James Dobson’s assertion that homosexuals will “destroy the Earth” is only one of the outlandish anti-gay statements made in the name of Focus on the Family (http://sportsbybrooks.com/tebow-fronts-group-known-for-anti-gay-agenda-27656). So far, the reporting I’ve read has failed to understand that the Tebows are patsies. They are emotional lightning rods perfectly positioned to keep this moment from becoming an opportunity for a serious discussion about reproductive rights. Of course Tebow has the right to his views, even to air them on national television—no reasonable person would question that, and no reasonable media outlet would waste time discussing it.

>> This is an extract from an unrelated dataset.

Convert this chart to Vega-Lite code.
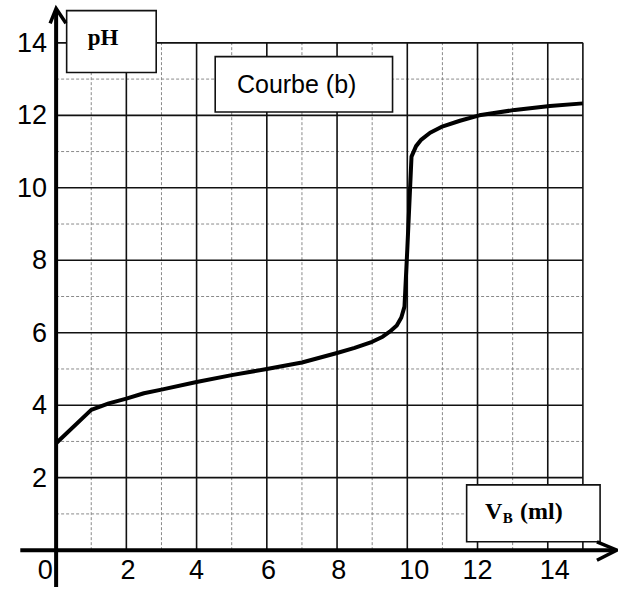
{
  "$schema": "https://vega.github.io/schema/vega-lite/v6.json",
  "width": 597,
  "height": 587,
  "autosize": {"type": "none"},
  "padding": {"left": 21, "top": 3, "right": 0, "bottom": 0},
  "background": "white",
  "config": {"view": {"stroke": null}},
  "datasets": {
    "curve": [
      {"v": 0, "ph": 2.95}, {"v": 1.0, "ph": 3.87}, {"v": 1.5, "ph": 4.05}, {"v": 2.0, "ph": 4.18},
      {"v": 2.5, "ph": 4.33}, {"v": 3.0, "ph": 4.43}, {"v": 4.0, "ph": 4.64}, {"v": 5.0, "ph": 4.83},
      {"v": 6.0, "ph": 5.0}, {"v": 7.0, "ph": 5.18}, {"v": 8.0, "ph": 5.44}, {"v": 8.5, "ph": 5.58},
      {"v": 9.0, "ph": 5.75}, {"v": 9.3, "ph": 5.89}, {"v": 9.5, "ph": 6.03}, {"v": 9.7, "ph": 6.2},
      {"v": 9.83, "ph": 6.42}, {"v": 9.92, "ph": 6.72}, {"v": 10.0, "ph": 8.3}, {"v": 10.12, "ph": 10.86},
      {"v": 10.25, "ph": 11.15}, {"v": 10.4, "ph": 11.33}, {"v": 10.65, "ph": 11.52}, {"v": 10.97, "ph": 11.68},
      {"v": 11.5, "ph": 11.85}, {"v": 12.05, "ph": 12.0}, {"v": 13.06, "ph": 12.15}, {"v": 14.06, "ph": 12.26},
      {"v": 15.0, "ph": 12.33}
    ],
    "grid": [
      {"x1": 1, "y1": 0, "x2": 1, "y2": 14, "kind": "minor"},
      {"x1": 3, "y1": 0, "x2": 3, "y2": 14, "kind": "minor"},
      {"x1": 5, "y1": 0, "x2": 5, "y2": 14, "kind": "minor"},
      {"x1": 7, "y1": 0, "x2": 7, "y2": 14, "kind": "minor"},
      {"x1": 9, "y1": 0, "x2": 9, "y2": 14, "kind": "minor"},
      {"x1": 11, "y1": 0, "x2": 11, "y2": 14, "kind": "minor"},
      {"x1": 13, "y1": 0, "x2": 13, "y2": 14, "kind": "minor"},
      {"x1": 2, "y1": 0, "x2": 2, "y2": 14, "kind": "major"},
      {"x1": 4, "y1": 0, "x2": 4, "y2": 14, "kind": "major"},
      {"x1": 6, "y1": 0, "x2": 6, "y2": 14, "kind": "major"},
      {"x1": 8, "y1": 0, "x2": 8, "y2": 14, "kind": "major"},
      {"x1": 10, "y1": 0, "x2": 10, "y2": 14, "kind": "major"},
      {"x1": 12, "y1": 0, "x2": 12, "y2": 14, "kind": "major"},
      {"x1": 14, "y1": 0, "x2": 14, "y2": 14, "kind": "major"},
      {"x1": 15, "y1": 0, "x2": 15, "y2": 14, "kind": "major"},
      {"x1": 0, "y1": 1, "x2": 15, "y2": 1, "kind": "minor"},
      {"x1": 0, "y1": 3, "x2": 15, "y2": 3, "kind": "minor"},
      {"x1": 0, "y1": 5, "x2": 15, "y2": 5, "kind": "minor"},
      {"x1": 0, "y1": 7, "x2": 15, "y2": 7, "kind": "minor"},
      {"x1": 0, "y1": 9, "x2": 15, "y2": 9, "kind": "minor"},
      {"x1": 0, "y1": 11, "x2": 15, "y2": 11, "kind": "minor"},
      {"x1": 0, "y1": 13, "x2": 15, "y2": 13, "kind": "minor"},
      {"x1": 0, "y1": 2, "x2": 15, "y2": 2, "kind": "major"},
      {"x1": 0, "y1": 4, "x2": 15, "y2": 4, "kind": "major"},
      {"x1": 0, "y1": 6, "x2": 15, "y2": 6, "kind": "major"},
      {"x1": 0, "y1": 8, "x2": 15, "y2": 8, "kind": "major"},
      {"x1": 0, "y1": 10, "x2": 15, "y2": 10, "kind": "major"},
      {"x1": 0, "y1": 12, "x2": 15, "y2": 12, "kind": "major"},
      {"x1": 0, "y1": 14, "x2": 15, "y2": 14, "kind": "major"}
    ],
    "axes": [
      {"x1": -1.02, "y1": 0, "x2": 15.9, "y2": 0},
      {"x1": 0, "y1": -1.02, "x2": 0, "y2": 14.9}
    ],
    "arrows": [
      {"id": "x", "o": 1, "x": 15.4, "y": 0.23},
      {"id": "x", "o": 2, "x": 15.97, "y": 0},
      {"id": "x", "o": 3, "x": 15.4, "y": -0.28},
      {"id": "y", "o": 1, "x": -0.17, "y": 14.54},
      {"id": "y", "o": 2, "x": 0, "y": 14.95},
      {"id": "y", "o": 3, "x": 0.28, "y": 14.54}
    ],
    "boxes": [
      {"x1": 0.3, "x2": 2.85, "y1": 13.18, "y2": 14.89},
      {"x1": 4.53, "x2": 9.58, "y1": 12.09, "y2": 13.62},
      {"x1": 11.69, "x2": 15.49, "y1": 0.23, "y2": 1.8}
    ],
    "xlabels": [
      {"t": "0", "x": -0.31}, {"t": "2", "x": 2.05}, {"t": "4", "x": 4.0}, {"t": "6", "x": 6.05},
      {"t": "8", "x": 8.05}, {"t": "10", "x": 10.2}, {"t": "12", "x": 12.0}, {"t": "14", "x": 14.2}
    ],
    "ylabels": [
      {"t": "2", "y": 2}, {"t": "4", "y": 4}, {"t": "6", "y": 6}, {"t": "8", "y": 8},
      {"t": "10", "y": 10}, {"t": "12", "y": 12}, {"t": "14", "y": 14}
    ]
  },
  "layer": [
    {
      "data": {"name": "grid"},
      "transform": [{"filter": "datum.kind === 'minor'"}],
      "mark": {"type": "rule", "color": "#8a8a8a", "strokeWidth": 1, "strokeDash": [3, 2]},
      "encoding": {
        "x": {"field": "x1", "type": "quantitative", "scale": {"domain": [-1, 16], "nice": false, "zero": false}, "axis": null},
        "y": {"field": "y1", "type": "quantitative", "scale": {"domain": [-1.1, 15.1], "nice": false, "zero": false}, "axis": null},
        "x2": {"field": "x2"},
        "y2": {"field": "y2"}
      }
    },
    {
      "data": {"name": "grid"},
      "transform": [{"filter": "datum.kind === 'major'"}],
      "mark": {"type": "rule", "color": "#111111", "strokeWidth": 1.6},
      "encoding": {
        "x": {"field": "x1", "type": "quantitative", "axis": null},
        "y": {"field": "y1", "type": "quantitative", "axis": null},
        "x2": {"field": "x2"},
        "y2": {"field": "y2"}
      }
    },
    {
      "data": {"name": "boxes"},
      "mark": {"type": "rect", "fill": "white", "stroke": "#111111", "strokeWidth": 1.6},
      "encoding": {
        "x": {"field": "x1", "type": "quantitative", "axis": null},
        "x2": {"field": "x2"},
        "y": {"field": "y1", "type": "quantitative", "axis": null},
        "y2": {"field": "y2"}
      }
    },
    {
      "data": {"values": [{"t": "pH", "x": 1.34, "y": 14.14}]},
      "mark": {"type": "text", "font": "Liberation Serif", "fontWeight": "bold", "fontSize": 23, "align": "center", "baseline": "middle", "color": "black"},
      "encoding": {
        "x": {"field": "x", "type": "quantitative", "axis": null},
        "y": {"field": "y", "type": "quantitative", "axis": null},
        "text": {"field": "t"}
      }
    },
    {
      "data": {"values": [{"t": "Courbe (b)", "x": 6.85, "y": 12.84}]},
      "mark": {"type": "text", "font": "Liberation Sans", "fontSize": 25, "align": "center", "baseline": "middle", "color": "black"},
      "encoding": {
        "x": {"field": "x", "type": "quantitative", "axis": null},
        "y": {"field": "y", "type": "quantitative", "axis": null},
        "text": {"field": "t"}
      }
    },
    {
      "data": {"values": [{"t": "V", "x": 12.21, "y": 0.86}, {"t": "(ml)", "x": 13.21, "y": 0.86}]},
      "mark": {"type": "text", "font": "Liberation Serif", "fontWeight": "bold", "fontSize": 24, "align": "left", "baseline": "alphabetic", "color": "black"},
      "encoding": {
        "x": {"field": "x", "type": "quantitative", "axis": null},
        "y": {"field": "y", "type": "quantitative", "axis": null},
        "text": {"field": "t"}
      }
    },
    {
      "data": {"values": [{"t": "B", "x": 12.72, "y": 0.75}]},
      "mark": {"type": "text", "font": "Liberation Serif", "fontWeight": "bold", "fontSize": 15, "align": "left", "baseline": "alphabetic", "color": "black"},
      "encoding": {
        "x": {"field": "x", "type": "quantitative", "axis": null},
        "y": {"field": "y", "type": "quantitative", "axis": null},
        "text": {"field": "t"}
      }
    },
    {
      "data": {"name": "xlabels"},
      "mark": {"type": "text", "font": "Liberation Sans", "fontSize": 27, "align": "center", "baseline": "middle", "color": "black"},
      "encoding": {
        "x": {"field": "x", "type": "quantitative", "axis": null},
        "y": {"datum": -0.58, "type": "quantitative", "axis": null},
        "text": {"field": "t"}
      }
    },
    {
      "data": {"name": "ylabels"},
      "mark": {"type": "text", "font": "Liberation Sans", "fontSize": 27, "align": "right", "baseline": "middle", "color": "black", "dy": 1},
      "encoding": {
        "x": {"datum": -0.26, "type": "quantitative", "axis": null},
        "y": {"field": "y", "type": "quantitative", "axis": null},
        "text": {"field": "t"}
      }
    },
    {
      "data": {"name": "curve"},
      "mark": {"type": "line", "color": "black", "strokeWidth": 4, "strokeJoin": "round", "strokeCap": "butt"},
      "encoding": {
        "x": {"field": "v", "type": "quantitative", "axis": null},
        "y": {"field": "ph", "type": "quantitative", "axis": null}
      }
    },
    {
      "data": {"name": "axes"},
      "mark": {"type": "rule", "color": "black", "strokeWidth": 4},
      "encoding": {
        "x": {"field": "x1", "type": "quantitative", "axis": null},
        "y": {"field": "y1", "type": "quantitative", "axis": null},
        "x2": {"field": "x2"},
        "y2": {"field": "y2"}
      }
    },
    {
      "data": {"name": "arrows"},
      "mark": {"type": "line", "color": "black", "strokeWidth": 3.5, "strokeJoin": "miter", "strokeCap": "butt"},
      "encoding": {
        "x": {"field": "x", "type": "quantitative", "axis": null},
        "y": {"field": "y", "type": "quantitative", "axis": null},
        "detail": {"field": "id"},
        "order": {"field": "o"}
      }
    }
  ]
}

But as long as these diversions make for emotionally engaging television, and those emotions are kept at a fever pitch, Focus on the Family has control of the story and the debate. Only a matter of degree separates the Tebow ad from the horrifying, not to mention patently fabricated, videos that Rock for Life once distributed of fetuses screaming as they were terminated. In order to have a serious national conversation about abortion and reproductive rights, we must leave behind the issues’ heavy emotional baggage and approach them calmly and rationally. This involves thinking about the issues more deeply than hurling unproductive epithets like “anti-choice” or “pro-death,” reconsidering the assumption that all those on one side are religious bigots (my ire is directed at Dobson and his organization, not all those who are “pro-life”), and ending emotive mud-slinging that too frequently relies on outright fabrication of facts.
Only then can people on all sides wrest control of the conversation from deeply entrenched special interest groups like Focus on the Family and, yes, the mainstream media. Only when we stop letting these organizations have the conversation for us by proxy, and really examine our beliefs for ourselves, can we start rationally discussing reproductive rights.